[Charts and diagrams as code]
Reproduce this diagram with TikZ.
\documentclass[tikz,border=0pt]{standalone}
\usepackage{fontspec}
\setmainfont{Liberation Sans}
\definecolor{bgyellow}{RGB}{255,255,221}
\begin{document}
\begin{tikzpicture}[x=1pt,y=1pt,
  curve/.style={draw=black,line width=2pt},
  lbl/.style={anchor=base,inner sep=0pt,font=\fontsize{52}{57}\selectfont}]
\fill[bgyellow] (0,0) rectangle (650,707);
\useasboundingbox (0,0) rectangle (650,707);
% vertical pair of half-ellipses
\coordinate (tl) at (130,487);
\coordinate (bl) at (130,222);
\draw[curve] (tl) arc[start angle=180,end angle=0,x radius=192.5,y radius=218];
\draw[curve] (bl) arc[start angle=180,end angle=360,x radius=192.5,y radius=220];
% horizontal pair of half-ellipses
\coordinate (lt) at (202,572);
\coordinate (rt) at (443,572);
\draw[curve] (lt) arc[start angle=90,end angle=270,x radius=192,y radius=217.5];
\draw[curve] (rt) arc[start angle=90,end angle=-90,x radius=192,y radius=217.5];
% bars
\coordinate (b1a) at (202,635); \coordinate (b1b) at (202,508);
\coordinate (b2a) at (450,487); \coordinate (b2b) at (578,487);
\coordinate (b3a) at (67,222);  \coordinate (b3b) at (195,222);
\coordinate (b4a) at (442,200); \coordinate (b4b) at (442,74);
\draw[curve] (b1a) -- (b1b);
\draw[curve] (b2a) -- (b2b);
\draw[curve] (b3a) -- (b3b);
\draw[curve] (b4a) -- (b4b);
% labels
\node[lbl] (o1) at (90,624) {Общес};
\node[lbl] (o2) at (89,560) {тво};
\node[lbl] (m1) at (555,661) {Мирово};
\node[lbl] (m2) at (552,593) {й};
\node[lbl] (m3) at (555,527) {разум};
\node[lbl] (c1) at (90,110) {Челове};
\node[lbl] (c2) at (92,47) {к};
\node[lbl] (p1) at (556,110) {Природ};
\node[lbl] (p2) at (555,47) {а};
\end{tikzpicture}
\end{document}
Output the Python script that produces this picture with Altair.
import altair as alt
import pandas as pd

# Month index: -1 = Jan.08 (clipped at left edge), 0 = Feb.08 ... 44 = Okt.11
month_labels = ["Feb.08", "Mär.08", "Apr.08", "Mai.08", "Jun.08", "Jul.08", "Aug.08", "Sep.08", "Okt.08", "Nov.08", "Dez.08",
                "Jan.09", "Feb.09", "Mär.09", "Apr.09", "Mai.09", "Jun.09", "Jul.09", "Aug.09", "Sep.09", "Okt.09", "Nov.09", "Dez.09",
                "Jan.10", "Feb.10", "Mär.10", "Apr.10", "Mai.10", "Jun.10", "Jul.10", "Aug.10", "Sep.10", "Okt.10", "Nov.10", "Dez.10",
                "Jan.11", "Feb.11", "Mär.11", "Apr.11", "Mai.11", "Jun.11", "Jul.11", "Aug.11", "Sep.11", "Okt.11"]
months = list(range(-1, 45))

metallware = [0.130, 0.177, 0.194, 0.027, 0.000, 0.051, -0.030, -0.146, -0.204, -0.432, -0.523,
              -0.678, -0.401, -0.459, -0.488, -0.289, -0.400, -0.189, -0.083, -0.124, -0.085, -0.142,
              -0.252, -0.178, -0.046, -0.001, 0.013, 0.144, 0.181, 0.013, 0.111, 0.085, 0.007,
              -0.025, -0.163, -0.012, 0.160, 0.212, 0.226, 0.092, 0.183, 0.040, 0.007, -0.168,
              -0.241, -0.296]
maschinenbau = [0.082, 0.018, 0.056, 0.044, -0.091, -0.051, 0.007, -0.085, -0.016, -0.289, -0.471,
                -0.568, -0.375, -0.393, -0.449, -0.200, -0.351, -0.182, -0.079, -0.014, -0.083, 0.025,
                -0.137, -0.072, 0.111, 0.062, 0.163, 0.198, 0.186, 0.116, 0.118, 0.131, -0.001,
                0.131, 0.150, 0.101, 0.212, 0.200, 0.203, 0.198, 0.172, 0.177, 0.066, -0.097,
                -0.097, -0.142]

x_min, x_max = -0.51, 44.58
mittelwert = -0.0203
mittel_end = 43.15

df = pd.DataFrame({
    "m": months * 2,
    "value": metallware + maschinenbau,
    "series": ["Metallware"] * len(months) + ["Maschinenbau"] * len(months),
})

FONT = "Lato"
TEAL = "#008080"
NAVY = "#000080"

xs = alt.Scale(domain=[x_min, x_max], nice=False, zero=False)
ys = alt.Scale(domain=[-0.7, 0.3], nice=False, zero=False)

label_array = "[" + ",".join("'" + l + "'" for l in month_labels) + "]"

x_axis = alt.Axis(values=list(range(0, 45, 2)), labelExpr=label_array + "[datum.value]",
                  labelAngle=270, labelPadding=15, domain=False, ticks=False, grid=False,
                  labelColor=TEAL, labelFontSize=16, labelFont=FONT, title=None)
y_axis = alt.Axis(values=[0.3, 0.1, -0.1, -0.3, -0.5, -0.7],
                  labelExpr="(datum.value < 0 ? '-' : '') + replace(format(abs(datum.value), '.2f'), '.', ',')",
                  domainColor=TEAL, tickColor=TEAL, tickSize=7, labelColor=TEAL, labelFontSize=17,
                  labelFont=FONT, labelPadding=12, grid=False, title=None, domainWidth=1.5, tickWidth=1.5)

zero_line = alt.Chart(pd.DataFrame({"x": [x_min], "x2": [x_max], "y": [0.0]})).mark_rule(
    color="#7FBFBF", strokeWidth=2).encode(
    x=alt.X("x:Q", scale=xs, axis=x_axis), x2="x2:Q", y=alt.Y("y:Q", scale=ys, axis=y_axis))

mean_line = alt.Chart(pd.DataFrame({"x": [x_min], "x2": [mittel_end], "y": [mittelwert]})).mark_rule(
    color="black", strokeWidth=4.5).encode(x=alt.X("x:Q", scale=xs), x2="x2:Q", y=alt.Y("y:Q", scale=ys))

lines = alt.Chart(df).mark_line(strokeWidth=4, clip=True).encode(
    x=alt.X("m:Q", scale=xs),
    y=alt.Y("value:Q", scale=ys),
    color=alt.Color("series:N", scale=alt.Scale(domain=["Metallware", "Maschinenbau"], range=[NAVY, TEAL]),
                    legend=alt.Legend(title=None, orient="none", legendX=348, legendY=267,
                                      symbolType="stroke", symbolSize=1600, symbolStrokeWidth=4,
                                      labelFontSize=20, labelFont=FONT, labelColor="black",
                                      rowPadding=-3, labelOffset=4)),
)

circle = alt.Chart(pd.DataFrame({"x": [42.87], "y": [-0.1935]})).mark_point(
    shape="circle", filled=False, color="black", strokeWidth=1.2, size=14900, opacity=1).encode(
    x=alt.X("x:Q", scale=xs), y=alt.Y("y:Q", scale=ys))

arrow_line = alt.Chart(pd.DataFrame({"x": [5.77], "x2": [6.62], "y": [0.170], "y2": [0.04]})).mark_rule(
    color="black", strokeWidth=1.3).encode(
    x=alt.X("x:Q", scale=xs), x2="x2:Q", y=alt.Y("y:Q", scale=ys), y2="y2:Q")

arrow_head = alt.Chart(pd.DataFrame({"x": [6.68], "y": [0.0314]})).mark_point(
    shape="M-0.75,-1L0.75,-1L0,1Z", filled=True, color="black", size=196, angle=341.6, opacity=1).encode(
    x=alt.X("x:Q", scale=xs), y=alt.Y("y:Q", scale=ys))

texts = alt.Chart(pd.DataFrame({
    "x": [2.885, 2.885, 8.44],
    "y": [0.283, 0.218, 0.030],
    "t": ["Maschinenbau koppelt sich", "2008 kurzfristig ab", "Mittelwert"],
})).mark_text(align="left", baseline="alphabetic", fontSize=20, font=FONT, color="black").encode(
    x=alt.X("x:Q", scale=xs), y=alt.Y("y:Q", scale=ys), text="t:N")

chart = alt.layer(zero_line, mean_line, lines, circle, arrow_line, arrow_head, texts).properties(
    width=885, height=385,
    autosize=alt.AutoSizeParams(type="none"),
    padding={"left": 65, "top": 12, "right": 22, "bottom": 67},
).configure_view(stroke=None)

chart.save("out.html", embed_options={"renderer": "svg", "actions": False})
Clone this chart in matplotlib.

▶ SET PROBLEM
Nothing outside the span should appear: copy exactly from the line with "Output the Python" through the line with "l in month_labels)".

▶ EXERCISE RESPONSE
Output the Python script that produces this picture with Altair.
import altair as alt
import pandas as pd

# Month index: -1 = Jan.08 (clipped at left edge), 0 = Feb.08 ... 44 = Okt.11
month_labels = ["Feb.08", "Mär.08", "Apr.08", "Mai.08", "Jun.08", "Jul.08", "Aug.08", "Sep.08", "Okt.08", "Nov.08", "Dez.08",
                "Jan.09", "Feb.09", "Mär.09", "Apr.09", "Mai.09", "Jun.09", "Jul.09", "Aug.09", "Sep.09", "Okt.09", "Nov.09", "Dez.09",
                "Jan.10", "Feb.10", "Mär.10", "Apr.10", "Mai.10", "Jun.10", "Jul.10", "Aug.10", "Sep.10", "Okt.10", "Nov.10", "Dez.10",
                "Jan.11", "Feb.11", "Mär.11", "Apr.11", "Mai.11", "Jun.11", "Jul.11", "Aug.11", "Sep.11", "Okt.11"]
months = list(range(-1, 45))

metallware = [0.130, 0.177, 0.194, 0.027, 0.000, 0.051, -0.030, -0.146, -0.204, -0.432, -0.523,
              -0.678, -0.401, -0.459, -0.488, -0.289, -0.400, -0.189, -0.083, -0.124, -0.085, -0.142,
              -0.252, -0.178, -0.046, -0.001, 0.013, 0.144, 0.181, 0.013, 0.111, 0.085, 0.007,
              -0.025, -0.163, -0.012, 0.160, 0.212, 0.226, 0.092, 0.183, 0.040, 0.007, -0.168,
              -0.241, -0.296]
maschinenbau = [0.082, 0.018, 0.056, 0.044, -0.091, -0.051, 0.007, -0.085, -0.016, -0.289, -0.471,
                -0.568, -0.375, -0.393, -0.449, -0.200, -0.351, -0.182, -0.079, -0.014, -0.083, 0.025,
                -0.137, -0.072, 0.111, 0.062, 0.163, 0.198, 0.186, 0.116, 0.118, 0.131, -0.001,
                0.131, 0.150, 0.101, 0.212, 0.200, 0.203, 0.198, 0.172, 0.177, 0.066, -0.097,
                -0.097, -0.142]

x_min, x_max = -0.51, 44.58
mittelwert = -0.0203
mittel_end = 43.15

df = pd.DataFrame({
    "m": months * 2,
    "value": metallware + maschinenbau,
    "series": ["Metallware"] * len(months) + ["Maschinenbau"] * len(months),
})

FONT = "Lato"
TEAL = "#008080"
NAVY = "#000080"

xs = alt.Scale(domain=[x_min, x_max], nice=False, zero=False)
ys = alt.Scale(domain=[-0.7, 0.3], nice=False, zero=False)

label_array = "[" + ",".join("'" + l + "'" for l in month_labels) + "]"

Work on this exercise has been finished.